For Confiance to be accepted in a market teeming with companies, the organisation made sure that it provided solutions that matched the profile of the customer and even took a stake in outcomes. Hence, it would often insist on outcome-based contracts.

“We would love to have 100% outcome oriented contracts, but in many cases the customer does not have the infrastructure to measure returns. As a part of our assignment, we          also ensure that these processes are implemented, so that we can gradually transform to outcome based engagements,” says Animesh.

Another critical aspect is that of data acquisition. With the rising cost of CRM tools, most customers shy away from such expensive propositions. It has been the forte of Confiance to engage the customer in data acquisition initiatives, by themselves or through cross branding. Their spread of customers across industries gives Confiance the edge in implementing syndicated solutions for data sharing and analytics. “However, at no point, we would allow any compromise on the privacy of the customer,” says Suparna.

Regarding start-ups, Animesh feels that most of them are in pursuits far removed from their core competency, and outcomes as a result get negatively impacted. When bootstrapping, start-ups are hesitant to outsource much. “Not many can build their own furniture, but they definitely can do some Facebook boosting. In the process, they end up putting professionals to wrong reasons. A carpenter will not make you succeed, but a good communication partner may,” jokes Animesh.

“The huge gap between communication and technology has to be filled,” thinks Animesh. Even mature managers shy away from discussions over digital marketing, as if it were the preserve of younger people. The word digital still intimidates people, whereas it should be regarded as only another channel for marketing and communication.

Suparna says technology on its own is a commodity, and communication a creative enabler. “Our job is to share creative skills with our clients to enhance their own bandwidth for effective communication. And when you combine the two, it doesn’t remain a commodity anymore,” he says, adding that it also important that solutions are affordable.

So what lies ahead?

This year, Confiance is looking to launch some innovative solutions for social enterprises. Its multimedia communication solutions have benefitted a large clientele and Confiance continues to advise companies on right communication strategies and how to implement them.

As the growth expands, the question that the partners are asking is whether Confiance itself needs to boost its own bandwidth. Is everyone in the team able to live up to the new standards that Confiance has created for itself? Amid rapidly evolving tools and technology, can the developers keep creating the cutting edge communication solutions that Confiance has been boasting of till now? Are creative professionals still able to tune their messages for the audience even as they look to improve on aesthetics?
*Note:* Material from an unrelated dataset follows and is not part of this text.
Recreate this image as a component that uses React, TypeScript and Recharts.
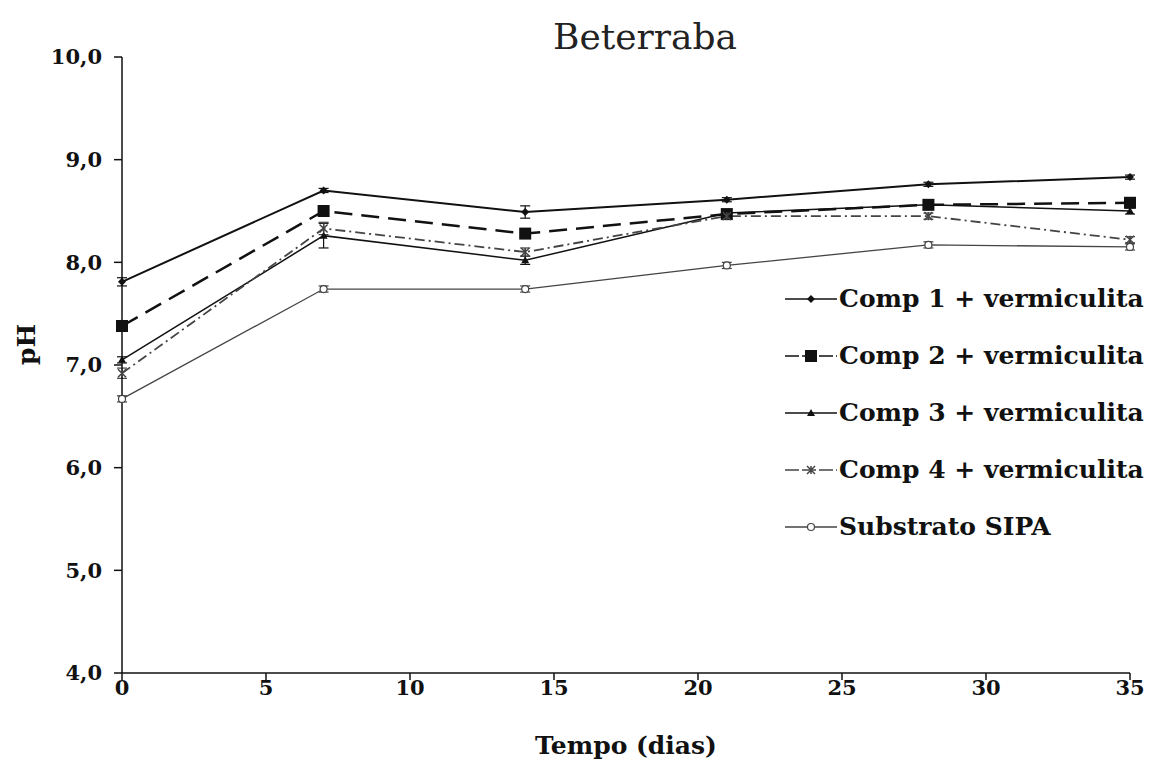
import { ErrorBar, Line, LineChart, XAxis, YAxis } from "recharts";

const days = [0, 7, 14, 21, 28, 35];
const comp1 = [7.81, 8.7, 8.49, 8.61, 8.76, 8.83];
const comp2 = [7.38, 8.5, 8.28, 8.47, 8.56, 8.58];
const comp3 = [7.05, 8.26, 8.02, 8.48, 8.56, 8.5];
const comp4 = [6.92, 8.33, 8.1, 8.45, 8.45, 8.22];
const sipa = [6.67, 7.74, 7.74, 7.97, 8.17, 8.15];
const comp1Err = [0.04, 0.02, 0.06, 0.02, 0.02, 0.02];
const comp3Err = [0.03, 0.12, 0.04, 0.03, 0.03, 0.03];
const comp4Err = [0.05, 0.06, 0.04, 0.03, 0.03, 0.03];
const sipaErr = [0.03, 0.03, 0.03, 0.03, 0.03, 0.03];
const xTicks = [0, 5, 10, 15, 20, 25, 30, 35];
const yTicks = [4, 5, 6, 7, 8, 9, 10];

const rows = days.map((d, i) => ({
  day: d,
  c1: comp1[i],
  c2: comp2[i],
  c3: comp3[i],
  c4: comp4[i],
  sipa: sipa[i],
  c1e: comp1Err[i],
  c3e: comp3Err[i],
  c4e: comp4Err[i],
  se: sipaErr[i],
}));

const serif = "'DejaVu Serif', serif";

type Shape = "diamond" | "square" | "triangle" | "x" | "circle";

function marker(shape: Shape, cx: number, cy: number, color: string) {
  switch (shape) {
    case "diamond":
      return <path d={`M${cx},${cy - 4}L${cx + 4},${cy}L${cx},${cy + 4}L${cx - 4},${cy}Z`} fill={color} />;
    case "square":
      return <rect x={cx - 6} y={cy - 6} width={12} height={12} fill={color} />;
    case "triangle":
      return <path d={`M${cx},${cy - 4}L${cx + 4},${cy + 3}L${cx - 4},${cy + 3}Z`} fill={color} />;
    case "x":
      return (
        <path
          d={`M${cx - 4},${cy - 4}L${cx + 4},${cy + 4}M${cx - 4},${cy + 4}L${cx + 4},${cy - 4}M${cx},${cy - 4}L${cx},${cy + 4}`}
          stroke={color}
          strokeWidth={1.5}
        />
      );
    default:
      return <circle cx={cx} cy={cy} r={3.5} fill="#fff" stroke={color} strokeWidth={1.2} />;
  }
}

const series = [
  { key: "c1", err: "c1e", name: "Comp 1 + vermiculita", color: "#111", width: 2, dash: undefined, shape: "diamond" as Shape },
  { key: "c2", err: undefined, name: "Comp 2 + vermiculita", color: "#111", width: 2.5, dash: "18 9", shape: "square" as Shape },
  { key: "c3", err: "c3e", name: "Comp 3 + vermiculita", color: "#111", width: 1.5, dash: undefined, shape: "triangle" as Shape },
  { key: "c4", err: "c4e", name: "Comp 4 + vermiculita", color: "#444", width: 1.8, dash: "10 4 2 4", shape: "x" as Shape },
  { key: "sipa", err: "se", name: "Substrato SIPA", color: "#444", width: 1.3, dash: undefined, shape: "circle" as Shape },
];

function LegendBox() {
  return (
    <div
      style={{
        position: "absolute",
        left: 785,
        top: 270,
        fontFamily: serif,
        fontWeight: "bold",
        fontSize: 25,
        color: "#111",
        whiteSpace: "nowrap",
      }}
    >
      {series.map((s) => (
        <div key={s.key} style={{ display: "flex", alignItems: "center", height: 57 }}>
          <svg width={52} height={20}>
            <line x1={0} y1={10} x2={52} y2={10} stroke={s.color} strokeWidth={1.5} strokeDasharray={s.dash ? "14 3" : undefined} />
            {marker(s.shape, 26, 10, s.color)}
          </svg>
          <span style={{ marginLeft: 2 }}>{s.name}</span>
        </div>
      ))}
    </div>
  );
}

export default function App() {
  return (
    <div style={{ position: "absolute", left: 0, top: 0, width: 1156, height: 760, background: "#fff" }}>
      <LineChart width={1156} height={760} data={rows} margin={{ top: 57, right: 26, bottom: 57, left: 0 }}>
        <XAxis
          dataKey="day"
          type="number"
          domain={[0, 35]}
          ticks={xTicks}
          tickSize={7}
          stroke="#111"
          strokeWidth={1.5}
          tick={{ fill: "#111", fontFamily: serif, fontWeight: "bold", fontSize: 21 }}
          tickMargin={0}
          label={{ value: "Tempo (dias)", position: "insideBottom", offset: -51, fill: "#111", fontFamily: serif, fontWeight: "bold", fontSize: 25 }}
        />
        <YAxis
          type="number"
          domain={[4, 10]}
          ticks={yTicks}
          width={122}
          tickSize={8}
          stroke="#111"
          strokeWidth={1.5}
          tickFormatter={(v: number) => v.toFixed(1).replace(".", ",")}
          tick={{ fill: "#111", fontFamily: serif, fontWeight: "bold", fontSize: 21 }}
          tickMargin={12}
          label={{ value: "pH", angle: -90, position: "insideLeft", offset: 26, fill: "#111", fontFamily: serif, fontWeight: "bold", fontSize: 25 }}
        />
        {series.map((s) => (
          <Line
            key={s.key}
            type="linear"
            dataKey={s.key}
            name={s.name}
            stroke={s.color}
            strokeWidth={s.width}
            strokeDasharray={s.dash}
            isAnimationActive={false}
            dot={(p: any) => <g key={`${s.key}-${p.index}`}>{marker(s.shape, p.cx, p.cy, s.color)}</g>}
          >
            {s.err && <ErrorBar dataKey={s.err} direction="y" width={5} stroke={s.color} strokeWidth={1.2} />}
          </Line>
        ))}
      </LineChart>
      <div
        style={{
          position: "absolute",
          left: 0,
          width: 1290,
          top: 16,
          textAlign: "center",
          fontFamily: serif,
          fontSize: 36,
          color: "#222",
        }}
      >
        Beterraba
      </div>
      <LegendBox />
    </div>
  );
}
“We have been lucky to be able to handpick a team, which believes in our core philosophy. Everyone on the team is nimble and willing to walk the extra mile and many more to realise our dreams. But yes, as we grow, getting hold of similar minded people will be the key challenge,” shares Animesh.

If Confiance is to remain ahead of the curve, its people are its key. For the partners, it’s not a new thing to look for good people-in their previous pursuits, they have been doing that all their lives. They are confident that they will make all stick to the values.